Short‑term mitigations if you cannot patch immediately​

  • Restrict interactive logon and RDS access to essential users only, and require Multi‑Factor Authentication (MFA) at the gateway or authentication layer when possible.
  • Use network controls to reduce the set of machines that can reach RDS hosts; place RDS servers behind firewalls that limit access to management subnets.
  • Harden privileged accounts: rotate credentials for accounts that had interactive RDS access and ensure service accounts aren’t used for human login sessions.
  • Elevate monitoring sensitivity on RDS hosts and capture forensic artifacts when any anomalous activity is detected.
These mitigations are compensating controls — they reduce immediate exposure but are not a substitute for the vendor fix. Prioritize patch acceptance where risk tolerance allows.

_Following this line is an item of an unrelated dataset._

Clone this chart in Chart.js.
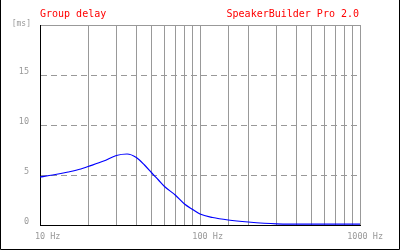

The broader pattern: why RDS keeps being targeted​

Remote Desktop and related remote access services have been repeatedly exploited or targeted because they serve as natural escalators in the environment: interactive sessions plus privileged backend services equals high leverage for an attacker.
Over the past year there has been a string of RDS and remote‑access weaknesses patched across Windows families, including kernel and gateway‑level flaws with high CVSS scores and — in some cases — confirmed active exploitation. Operational exposure grows when many organizations rely on RDS for day‑to‑day administration and when ESU or legacy servers remain in production with delayed patching cycles. This pattern means defenders must treat RDS‑related patches with high priority, maintain strict controls over which accounts may sign into multi‑user hosts, and reduce the overall number of systems exposing remote management surfaces.

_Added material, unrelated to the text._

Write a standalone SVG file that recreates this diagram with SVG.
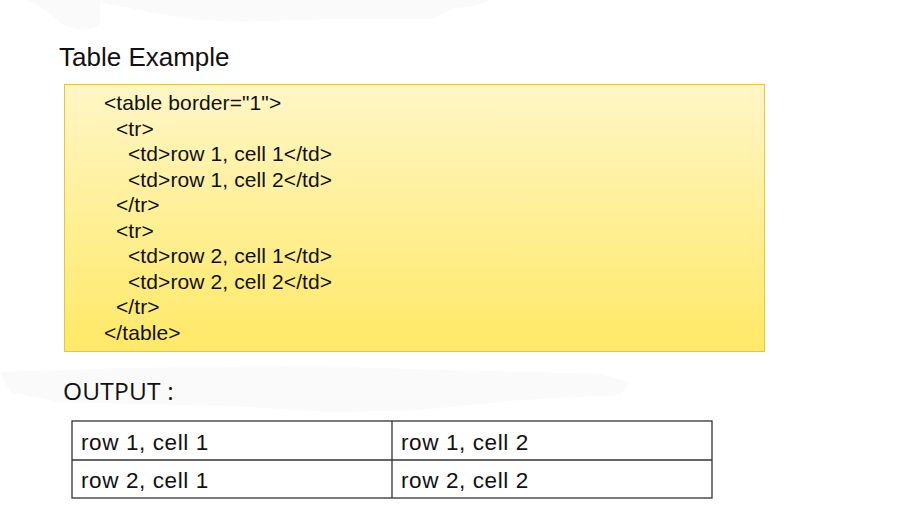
<svg xmlns="http://www.w3.org/2000/svg" width="923" height="521" viewBox="0 0 923 521">
<defs>
<linearGradient id="yel" x1="0" y1="0" x2="0" y2="1">
<stop offset="0" stop-color="#fff6c6"/>
<stop offset="1" stop-color="#ffe966"/>
</linearGradient>
</defs>
<style>
.code{font-family:"Liberation Sans",Arial,sans-serif;font-size:21px;fill:#111;letter-spacing:0.1px}
.title{font-family:"Liberation Sans",Arial,sans-serif;font-size:26px;fill:#111}
.out{font-family:"Open Sans","Noto Sans",sans-serif;font-size:24.5px;fill:#111;letter-spacing:0.2px}
.cell{font-family:"Liberation Sans",Arial,sans-serif;font-size:22.5px;fill:#111;letter-spacing:0.6px}
.grid{fill:none;stroke:#333;stroke-width:1.3}
.smudge{fill:#fafafa}
</style>
<rect width="923" height="521" fill="#ffffff"/>
<g id="smudges">
<path class="smudge" d="M28 0 L490 0 L475 6 L455 8 L430 19 L330 19 L240 22 L200 20 L160 14 L130 8 L100 3 L100 22 L95 28 L80 30 L65 26 L55 18 L45 10 Z"/>
<path class="smudge" d="M0 372 L120 368 L300 366 L450 370 L600 374 L630 382 L620 395 L520 400 L420 410 L330 412 L250 407 L150 404 L60 402 L10 392 Z"/>
</g>
<g id="title"><text class="title" x="59" y="65.5">Table Example</text></g>
<g id="code-box">
<rect x="64.5" y="84.5" width="700" height="267" fill="url(#yel)" stroke="#e8c63c" stroke-width="1"/>
<text class="code" x="104" y="110">&lt;table border="1"&gt;</text>
<text class="code" x="116" y="135.5">&lt;tr&gt;</text>
<text class="code" x="128" y="161">&lt;td&gt;row 1, cell 1&lt;/td&gt;</text>
<text class="code" x="128" y="186.5">&lt;td&gt;row 1, cell 2&lt;/td&gt;</text>
<text class="code" x="116" y="212">&lt;/tr&gt;</text>
<text class="code" x="116" y="237.5">&lt;tr&gt;</text>
<text class="code" x="128" y="263">&lt;td&gt;row 2, cell 1&lt;/td&gt;</text>
<text class="code" x="128" y="288.5">&lt;td&gt;row 2, cell 2&lt;/td&gt;</text>
<text class="code" x="116" y="314">&lt;/tr&gt;</text>
<text class="code" x="104" y="339.5">&lt;/table&gt;</text>
</g>
<g id="output-label"><text class="out" x="63" y="399.5">OUTPUT :</text></g>
<g id="output-table">
<rect class="grid" x="72" y="421" width="640" height="77"/>
<line class="grid" x1="72" y1="460" x2="712" y2="460"/>
<line class="grid" x1="392" y1="421" x2="392" y2="498"/>
<text class="cell" x="81" y="450">row 1, cell 1</text>
<text class="cell" x="401" y="450">row 1, cell 2</text>
<text class="cell" x="81" y="488">row 2, cell 1</text>
<text class="cell" x="401" y="488">row 2, cell 2</text>
</g>
</svg>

Risk and threat analysis — strengths and weaknesses of the current response​

Strengths in the public response​

  • Rapid patch distribution: Microsoft bundled the RDS fix into the November cumulative releases, and vendor KB pages were updated promptly, enabling enterprise patch pipelines to consume and deploy the fixes. This centralized distribution model simplifies remediation for environments that enforce monthly updates.
  • Strong detection guidance: community and vendor resources circulated recommended detection telemetry and prioritized controls immediately after disclosure, helping teams triage and hunt proactively.

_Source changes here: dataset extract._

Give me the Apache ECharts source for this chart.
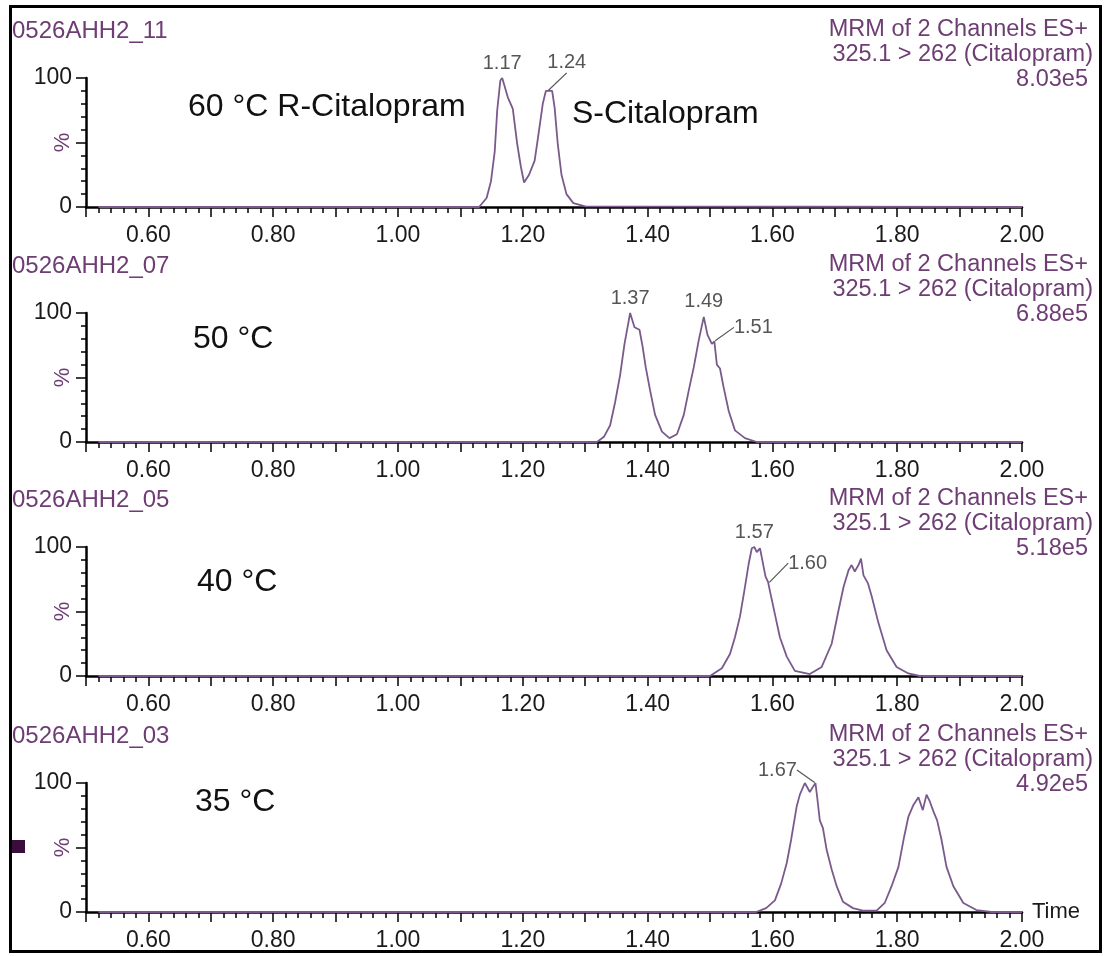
<!DOCTYPE html>
<html>
<head>
<meta charset="utf-8">
<title>Citalopram MRM chromatograms</title>
<script src="https://cdn.jsdelivr.net/npm/echarts@6/dist/echarts.min.js"></script>
<style>
html, body { margin: 0; padding: 0; background: #fff; }
#main { width: 1105px; height: 956px; }
</style>
</head>
<body>
<div id="main"></div>
<script>
// retention time (min) and relative intensity (%)
var t60 = [0.52, 1.13, 1.142, 1.149, 1.155, 1.159, 1.164, 1.167, 1.176, 1.184, 1.191, 1.197, 1.202, 1.21, 1.219, 1.225, 1.232, 1.237, 1.247, 1.251, 1.256, 1.262, 1.27, 1.281, 1.30, 2.00];
var i60 = [0, 0, 7, 20, 43, 75, 98, 100, 85, 76, 49, 31, 19, 25, 36, 56, 80, 90, 90, 77, 49, 25, 10, 3, 0.5, 0];

var t50 = [0.52, 1.319, 1.33, 1.34, 1.348, 1.356, 1.363, 1.369, 1.372, 1.379, 1.387, 1.392, 1.397, 1.404, 1.412, 1.423, 1.435, 1.447, 1.458, 1.466, 1.474, 1.482, 1.49, 1.496, 1.503, 1.507, 1.511, 1.516, 1.522, 1.53, 1.54, 1.556, 1.575, 2.0];
var i50 = [0, 0, 4, 13, 31, 52, 76, 92, 100, 89, 87, 74, 58, 40, 21, 8, 3, 6, 21, 40, 58, 79, 97, 83, 76, 78, 60, 57, 42, 24, 9, 3, 0, 0];

var t40 = [0.52, 1.50, 1.519, 1.532, 1.54, 1.548, 1.555, 1.562, 1.567, 1.571, 1.575, 1.58, 1.583, 1.589, 1.593, 1.596, 1.604, 1.612, 1.623, 1.636, 1.66, 1.679, 1.695, 1.706, 1.714, 1.722, 1.727, 1.732, 1.738, 1.742, 1.746, 1.753, 1.759, 1.77, 1.783, 1.799, 1.818, 1.836, 2.0];
var i40 = [0, 0, 6, 17, 30, 46, 66, 87, 99, 100, 96, 99, 92, 77, 73, 66, 48, 30, 15, 4, 1.5, 7, 25, 51, 69, 82, 86, 81, 86, 91, 78, 72, 62, 41, 20, 7, 2, 0, 0];

var t35 = [0.52, 1.574, 1.59, 1.604, 1.614, 1.623, 1.63, 1.639, 1.644, 1.652, 1.66, 1.665, 1.669, 1.672, 1.676, 1.681, 1.687, 1.695, 1.703, 1.713, 1.729, 1.745, 1.767, 1.78, 1.791, 1.802, 1.811, 1.818, 1.826, 1.834, 1.841, 1.847, 1.852, 1.858, 1.864, 1.871, 1.879, 1.89, 1.906, 1.927, 1.951, 2.0];
var i35 = [0, 0, 3, 9, 22, 38, 56, 82, 91, 100, 93, 97, 100, 88, 71, 65, 48, 33, 20, 8, 3, 1, 1, 7, 20, 35, 58, 74, 83, 89, 79, 91, 86, 78, 71, 56, 35, 20, 7, 1.5, 0, 0];

// labelled peaks: [time, %, label]
var peaks60 = [[1.167, 100, '1.17'], [1.24, 90, '1.24']];
var peaks50 = [[1.372, 100, '1.37'], [1.49, 97, '1.49'], [1.507, 78, '1.51']];
var peaks40 = [[1.571, 100, '1.57'], [1.594, 72, '1.60']];
var peaks35 = [[1.669, 100, '1.67']];

var sampleNames = ['0526AHH2_11', '0526AHH2_07', '0526AHH2_05', '0526AHH2_03'];
var maxCounts = ['8.03e5', '6.88e5', '5.18e5', '4.92e5'];
var tempNames = ['60 °C', '50 °C', '40 °C', '35 °C'];
var channelLines = ['MRM of 2 Channels ES+', '325.1 > 262 (Citalopram)'];

// layout / style
var traces = [[t60, i60], [t50, i50], [t40, i40], [t35, i35]];
var peakSets = [peaks60, peaks50, peaks40, peaks35];
var peakShift = [[[0, 0], [19, -13]], [[0, 0], [0, 0], [39, 1]], [[0, 0], [39, -5]], [[-38, 2]]];
var panelTop = [78, 313, 547, 783];
var panelH = 129;
var plotLeft = 86, plotRight = 1022;
var tempPos = [[188, 29], [193, 26], [197, 35], [195, 19]];
var FONT = '"Liberation Sans", Arial, sans-serif';
var PURPLE = '#6e3d74';
var TRACE = '#7a5a8c';

var dom = document.getElementById('main');
var myChart = echarts.init(dom);

var grids = [], xAxes = [], yAxes = [], series = [], graphics = [];

for (var p = 0; p < 4; p++) {
    grids.push({left: plotLeft, width: plotRight - plotLeft, top: panelTop[p], height: panelH});

    xAxes.push({
        gridIndex: p, type: 'value', min: 0.5, max: 2.0, interval: 0.1,
        axisLine: {onZero: false, lineStyle: {color: '#000', width: 2.5}},
        axisTick: {length: 10, lineStyle: {color: '#000', width: 1.5}},
        minorTick: {show: true, splitNumber: 5, length: 6, lineStyle: {color: '#000', width: 1.5}},
        splitLine: {show: false},
        axisLabel: {
            margin: 17, fontSize: 23, color: '#1a1a1a', fontFamily: FONT,
            formatter: function (v) { return Math.round(v * 10) % 2 === 0 ? v.toFixed(2) : ''; }
        },
        name: p === 3 ? 'Time' : '', nameLocation: 'end', nameGap: 10, nameMoveOverlap: false,
        nameTextStyle: {fontSize: 22, color: '#1a1a1a', fontFamily: FONT}
    });

    yAxes.push({
        gridIndex: p, type: 'value', min: 0, max: 100, interval: 50,
        axisLine: {show: true, lineStyle: {color: '#000', width: 2.5}},
        axisTick: {show: true, length: 10, lineStyle: {color: '#000', width: 1.5}},
        minorTick: {show: true, splitNumber: 5, length: 5, lineStyle: {color: '#000', width: 1.5}},
        splitLine: {show: false},
        axisLabel: {
            margin: 14, fontSize: 23, color: '#1a1a1a', fontFamily: FONT,
            formatter: function (v) { return v === 50 ? '' : String(v); }
        },
        name: '%', nameLocation: 'middle', nameGap: 12, nameRotate: 90, nameMoveOverlap: false,
        nameTextStyle: {fontSize: 22, color: PURPLE, fontFamily: FONT}
    });

    var pts = traces[p][0].map(function (t, k) { return [t, traces[p][1][k]]; });
    series.push({
        type: 'line', xAxisIndex: p, yAxisIndex: p, data: pts,
        showSymbol: false, symbol: 'none', clip: false, silent: true,
        lineStyle: {color: TRACE, width: 1.8}, z: 3
    });

    var shifts = peakShift[p];
    series.push({
        type: 'scatter', xAxisIndex: p, yAxisIndex: p, silent: true, z: 4,
        symbolSize: 2, itemStyle: {color: 'rgba(0,0,0,0)'},
        data: peakSets[p].map(function (pk, k) {
            return {
                value: [pk[0], pk[1]],
                labelLine: {show: shifts[k][0] !== 0, lineStyle: {color: '#555', width: 1.2}}
            };
        }),
        label: {
            show: true, position: 'top', distance: 4,
            fontSize: 20, color: '#2a2a2a', fontFamily: FONT,
            formatter: (function (set) { return function (q) { return set[q.dataIndex][2]; }; })(peakSets[p])
        },
        labelLayout: (function (sh) {
            return function (q) { return {dx: sh[q.dataIndex][0], dy: sh[q.dataIndex][1]}; };
        })(shifts)
    });

    var yTop = panelTop[p];
    graphics.push({type: 'text', x: 12, y: yTop - 47, style: {
        text: sampleNames[p], fill: PURPLE, fontSize: 24, fontFamily: FONT,
        align: 'left', verticalAlign: 'middle'}});
    graphics.push({type: 'text', x: 1088, y: yTop - 48, style: {
        text: channelLines[0], fill: PURPLE, fontSize: 23.5, fontFamily: FONT,
        align: 'right', verticalAlign: 'middle'}});
    graphics.push({type: 'text', x: 1093, y: yTop - 23, style: {
        text: channelLines[1], fill: PURPLE, fontSize: 23.5, fontFamily: FONT,
        align: 'right', verticalAlign: 'middle'}});
    graphics.push({type: 'text', x: 1088, y: yTop + 2, style: {
        text: maxCounts[p], fill: PURPLE, fontSize: 23.5, fontFamily: FONT,
        align: 'right', verticalAlign: 'middle'}});
    graphics.push({type: 'text', x: tempPos[p][0], y: yTop + tempPos[p][1], style: {
        text: p === 0 ? tempNames[p] + ' R-Citalopram' : tempNames[p],
        fill: '#111', fontSize: 32, fontFamily: FONT,
        align: 'left', verticalAlign: 'middle'}});
}

graphics.push({type: 'text', x: 572, y: panelTop[0] + 36, style: {
    text: 'S-Citalopram', fill: '#111', fontSize: 32, fontFamily: FONT,
    align: 'left', verticalAlign: 'middle'}});

// frame and the little marker on the left edge
graphics.push({type: 'rect', shape: {x: 10.5, y: 6.5, width: 1090, height: 945},
    style: {fill: 'none', stroke: '#000', lineWidth: 3}});
graphics.push({type: 'rect', shape: {x: 12, y: 840, width: 13, height: 13},
    style: {fill: '#3a0d3d'}});

option = {
    backgroundColor: '#fff',
    animation: false,
    grid: grids,
    xAxis: xAxes,
    yAxis: yAxes,
    series: series,
    graphic: {elements: graphics}
};

if (option && typeof option === "object") {
    myChart.setOption(option, true);
}
</script>
</body>
</html>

Weaknesses and risks that persist​

  • Local EoP exposure: because CVE‑2025‑60703 is local, environments with troves of low‑privilege accounts — contractors, test users, or heavily shared RDS hosts — remain particularly susceptible to post‑compromise weaponization even if perimeter protections are strong.
  • Patch lag and ESU complexity: the presence of older servers under Extended Security Updates (ESU) or devices that cannot be quickly restarted for patching creates operational windows where adversaries may target known but unpatched hosts. Mapping the KBs to exact OS builds is necessary and sometimes operationally costly.
  • Information gap & reproducibility risk: at the time of disclosure, there is no widely published proof‑of‑concept exploit; while this is good news, it also means defenders must balance urgency with thorough testing. Historically, lack of immediate PoC does not correlate with long‑term safety — many local memory flaws were weaponized quickly in the months after public disclosure.
Where claims or timeline details in third‑party coverage could not be independently verified, teams should treat those as unconfirmed and rely on Microsoft’s KB pages and the official security update guide for authoritative mapping of KB → build → CVE.

Operational checklist for IT and security teams​

  • Inventory RDS roles and session hosts across the estate.
  • Prioritize and deploy Microsoft’s November 11, 2025 updates to hosts running RDS roles; validate KB mapping against the Microsoft KB and update history.
  • Enforce least‑privilege: remove unnecessary local admin rights and segment admin accounts to controlled jump boxes.
  • Harden access: require MFA for remote access paths and limit source networks permitted to initiate RDS sessions.
  • Enable and tune EDR / SIEM rules for privilege escalation, service creation, and abnormal process injection patterns.
  • Test and validate patching on representative hosts before wide rollout to avoid unexpected regressions.
  • Document and rehearse incident response steps for RDS host compromise scenarios.
Following this checklist reduces both the likelihood of a successful escalation and the operational chaos that follows a compromised host.

Final analysis and what defenders must remember​

CVE‑2025‑60703 is a textbook example of why memory‑safety defects in trusted system services remain one of the most dangerous classes of vulnerabilities. Although the bug requires local access, its ability to promote low‑privilege users to SYSTEM status converts minor footholds into potential full host control, particularly on shared session hosts and administrative jump boxes.
The good news is that fixes were shipped as part of the November 11, 2025 cumulative updates; the operational imperative now is to map affected systems accurately, deploy those updates under change control, and strengthen compensating controls where immediate patching isn’t possible. Detection and rapid incident response capabilities will convert what would otherwise be a reactive scramble into a measured containment and recovery operation. Two practical truths to carry forward:
  • Patch management must be fast and accurate — inventory is the key enabler.
  • RDS and any remote‑access surface must be treated as high‑value assets: minimize exposures, enforce strict access controls, and instrument them thoroughly.
CVE‑2025‑60703 is both a warning and an opportunity: secure your Remote Desktop infrastructure now, and use the event to harden access, logging, and authoritative change processes so the next RDS‑class vulnerability has a far smaller chance to cause real damage.